Church Stretton. So says a sign on a railway platform midway
between somewhere in the Midlands and somewhere in Wales. It has very little
relevance to my whole trip apart from the fact that this railway line I have
never before taken has stopped briefly in a town that looks so cosily cosseted
in the Shropshire Hills that I want to remember it. And perhaps come back and
stop and walk atop its hills and meander back through its vales to refresh with
a pint of cider in a beer garden of an old stone pub with whitewashed walls and
hanging baskets and the noise of contented sheep bleating nearby.
Cwmbran is the station sign at which I disembark, situated in the
South Wales valleys and a landscape not without its own hilly charm and abundance
of bleating sheep. It can also lay claim to having a supermarket on every
roundabout, one of which – Morrisons – is swiftly visited for a few day’s
provisions vital for picnic lunches and delicious home-cooked dinners. With me,
Dad and Aunty Val, taxi driver and cook, pivotal cogs as ever in creating a
fine few days.
Where there are valleys there are
hills and it didn’t take long to get amongst them. A drive through a warren of
lanes led Dad and I to a spot below a big hill with a Welsh name. This is where
I refer to Dad’s Facebook pictures and check what on earth it was called. Twm Balwm, which means top of hill to
catapult sheep at English. A short but steep walk confirmed its prominent
position for attacking folk, with hazy views over the South Wales coastline,
across the Bristol Channel to Somerset and Devon, and north and east back in
the direction from which I had come.
Amongst this landscape much water
runs and – in places – runs to dramatic effect. The next day, in a corner of
the fabulous Brecon Beacons National Park,
we followed the course of the Afon Mellte as it made its way from underground
to plunge over several rock ledges, each as unpronounceable as the next.
Anything billed as the Four Waterfalls
Walk is bound to be of appeal, and the falls of (wait for it...) Sgwd
Clun-gwyn, Sgwd Isaf Clun-gwyn, Sgwd y Pannwr, and Sgwd yr Eira provided a showcase of white water spectacle.
From our approach at Glyn Porth
the cascades increased in drama, culminating in Sgwd yr Eira, a curtain of water that has carved an overhang
through which walkers can walk behind water. Sure Jesus, it’s not quite walking
on water but it’s the next best thing. The sound of roaring water over your
head, spray peppering clothes and camera lenses, slightly dubious
slippy-looking rocks, and small dogs reluctantly getting in the way all add
that exciting touch of adventure.

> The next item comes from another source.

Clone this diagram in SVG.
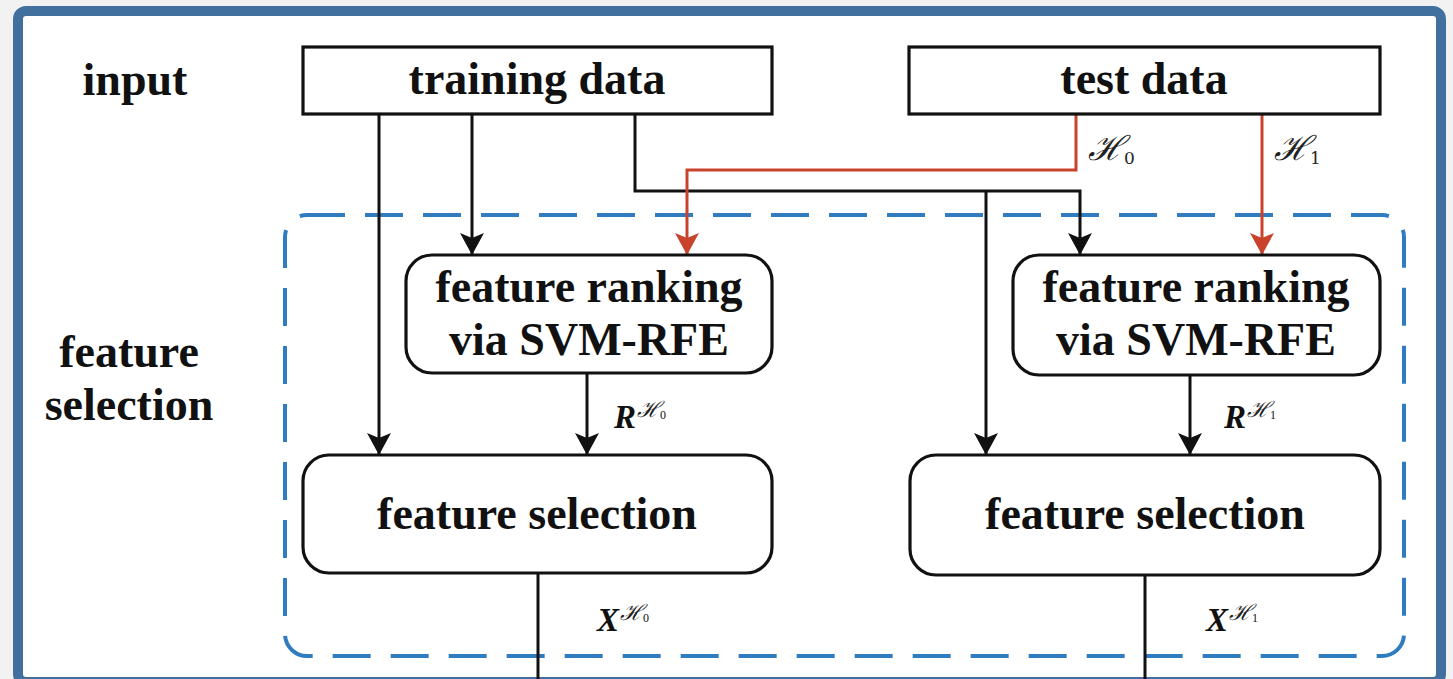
<svg xmlns="http://www.w3.org/2000/svg" width="1453" height="679" viewBox="0 0 1453 679">
<defs>
<style>
.box{fill:#fff;stroke:#111;stroke-width:3.2}
.lbl{font-family:"Liberation Serif","Times New Roman",serif;font-weight:bold;font-size:46px;fill:#111;text-anchor:middle}
.math{font-family:"DejaVu Serif","Liberation Serif",serif;font-style:italic;fill:#222}
.mb{font-family:"Liberation Serif","Times New Roman",serif;font-style:italic;font-weight:bold;font-size:33px;fill:#111}
.k{fill:none;stroke:#111;stroke-width:3}
.r{fill:none;stroke:#c9432c;stroke-width:3}
</style>
<marker id="ak" markerUnits="userSpaceOnUse" markerWidth="26" markerHeight="26" viewBox="0 -13 24 26" refX="22" refY="0" orient="auto">
<path d="M0,-12 L22,0 L0,12 L5,0 Z" fill="#111"/>
</marker>
<marker id="ar" markerUnits="userSpaceOnUse" markerWidth="26" markerHeight="26" viewBox="0 -13 24 26" refX="22" refY="0" orient="auto">
<path d="M0,-12 L22,0 L0,12 L5,0 Z" fill="#c9432c"/>
</marker>
</defs>
<rect x="0" y="0" width="1453" height="679" fill="#f2f2f2"/>
<rect id="frame" x="18" y="11" width="1423" height="671" rx="8" fill="#fff" stroke="#41709e" stroke-width="10"/>
<rect id="fs-region" x="285" y="215" width="1119" height="441" rx="22" fill="none" stroke="#2f7cc0" stroke-width="4" stroke-dasharray="38 20"/>

<g id="connectors">
<path class="k" d="M379,114 V455" marker-end="url(#ak)"/>
<path class="k" d="M472,114 V255" marker-end="url(#ak)"/>
<path class="k" d="M635,114 V191 H1080 V255" marker-end="url(#ak)"/>
<path class="k" d="M986,191 V455" marker-end="url(#ak)"/>
<path class="r" d="M1076,114 V170 H687 V255" marker-end="url(#ar)"/>
<path class="r" d="M1262,114 V255" marker-end="url(#ar)"/>
<path class="k" d="M587,373 V455" marker-end="url(#ak)"/>
<path class="k" d="M1190,375 V455" marker-end="url(#ak)"/>
<path class="k" d="M538,573 V682"/>
<path class="k" d="M1145,575 V682"/>
<text class="math" x="1088" y="160" font-size="34">ℋ<tspan font-size="17" font-style="normal" dy="4">0</tspan></text>
<text class="math" x="1274" y="160" font-size="34">ℋ<tspan font-size="17" font-style="normal" dy="4">1</tspan></text>
<text class="mb" x="614" y="428">R<tspan class="math" font-weight="normal" font-size="22" dx="1" dy="-11">ℋ</tspan><tspan font-weight="normal" font-style="normal" font-size="12" dy="2">0</tspan></text>
<text class="mb" x="1224" y="428">R<tspan class="math" font-weight="normal" font-size="22" dx="1" dy="-11">ℋ</tspan><tspan font-weight="normal" font-style="normal" font-size="12" dy="2">1</tspan></text>
<text class="mb" x="597" y="631">X<tspan class="math" font-weight="normal" font-size="22" dx="1" dy="-11">ℋ</tspan><tspan font-weight="normal" font-style="normal" font-size="12" dy="2">0</tspan></text>
<text class="mb" x="1206" y="631">X<tspan class="math" font-weight="normal" font-size="22" dx="1" dy="-11">ℋ</tspan><tspan font-weight="normal" font-style="normal" font-size="12" dy="2">1</tspan></text>
</g>

<g id="label-input"><text class="lbl" x="135" y="95">input</text></g>
<g id="label-fs"><text class="lbl" x="129" y="367">feature</text><text class="lbl" x="129" y="420">selection</text></g>

<g id="training-data">
<rect class="box" x="303" y="47" width="469" height="67"/>
<text class="lbl" x="537" y="94">training data</text>
</g>
<g id="test-data">
<rect class="box" x="909" y="47" width="471" height="67"/>
<text class="lbl" x="1144" y="94">test data</text>
</g>
<g id="ranking-0">
<rect class="box" x="406" y="255" width="366" height="118" rx="26"/>
<text class="lbl" x="589" y="302">feature ranking</text>
<text class="lbl" x="589" y="355">via SVM-RFE</text>
</g>
<g id="ranking-1">
<rect class="box" x="1013" y="255" width="367" height="120" rx="26"/>
<text class="lbl" x="1196" y="302">feature ranking</text>
<text class="lbl" x="1196" y="355">via SVM-RFE</text>
</g>
<g id="selection-0">
<rect class="box" x="303" y="455" width="469" height="118" rx="26"/>
<text class="lbl" x="537" y="529">feature selection</text>
</g>
<g id="selection-1">
<rect class="box" x="910" y="455" width="470" height="120" rx="26"/>
<text class="lbl" x="1145" y="529">feature selection</text>
</g>
</svg>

And hopefully this adrenaline can just about
get you back up the hill for a tasty sandwich and the onward march back to the
car.
Considerably less exciting is a
stop in a fishing shop in Pontypridd, but it wasn’t too long and Dad got a few
birthday goodies so all was still well with the world! Nearby though there was
more drama of the Winterfell kind, courtesy of a couple of hours in Caerphilly and its castle. This had
everything a good castle should with moats and ramparts and crenulations and spiral
staircases up lofty towers and banquet halls and dungeons and catapults. Parts
had been restored and renovated, others remained ramshackle, which meant you
could really get a sense of what it was like back when Welsh people were catapulting
sheep at the English and devious plots of intermarriage and murder were being
concocted over a feast of wild boar and spicy cheese on toast.
No such scheming over dinner,
though the roast pork was a welcome substitute for wild boar. Extra potatoes
could be justified by the walking earlier in the day, but I think so much was
eaten that another walk was to be encouraged the following day. Especially after
a tasty slice of cake and a passable coffee in Abergavenny in the morning, prior to a different kind of sugar high.
A walk up to the Sugar Loaf involved some notable uphill
drags, cutting across unruly bracken and withering woods, and striking out for
the top. Up here, the slight sunniness of the valley in which we started was no
more, with a windy, cool bleakness emerging with every step. The clouds were
scraping the tops of the Brecon Beacons to the north, and only occasional
hollows of pasture glowed with the rays of the sun. But this is high summer,
and several other people were still in shorts atop the loaf.
Of course, the views were far-reaching
and rewarding, but it was quite nice to have gravity on your side for a while
as others battled up. Down steeply at first but then a gentle descent along a
ridge and through an ancient wood, emerging out into some kind of civilisation
with farmhouses and tractors and manure. Unfortunately on this circular walk
the car was still a fair way around the corner and it suffered (as did we) from
that final, unrelenting drag.
Still, it was something of an
accomplishment with which to finish this short sojourn in South Wales. Well,
not quite finish, for there was a rather large trifle to try and finish back at
Aunty Val’s that evening. Already it seemed that much had been achieved off my
bucket list – roast, trifle, upland walking, history, trips to Morrisons – in just
a couple of days. Indeed, Wales offered a well concocted taste and teaser for
the crème de la crème, the emergence into a blue sky Devon. I’m sure the main
will be just as good as the starter.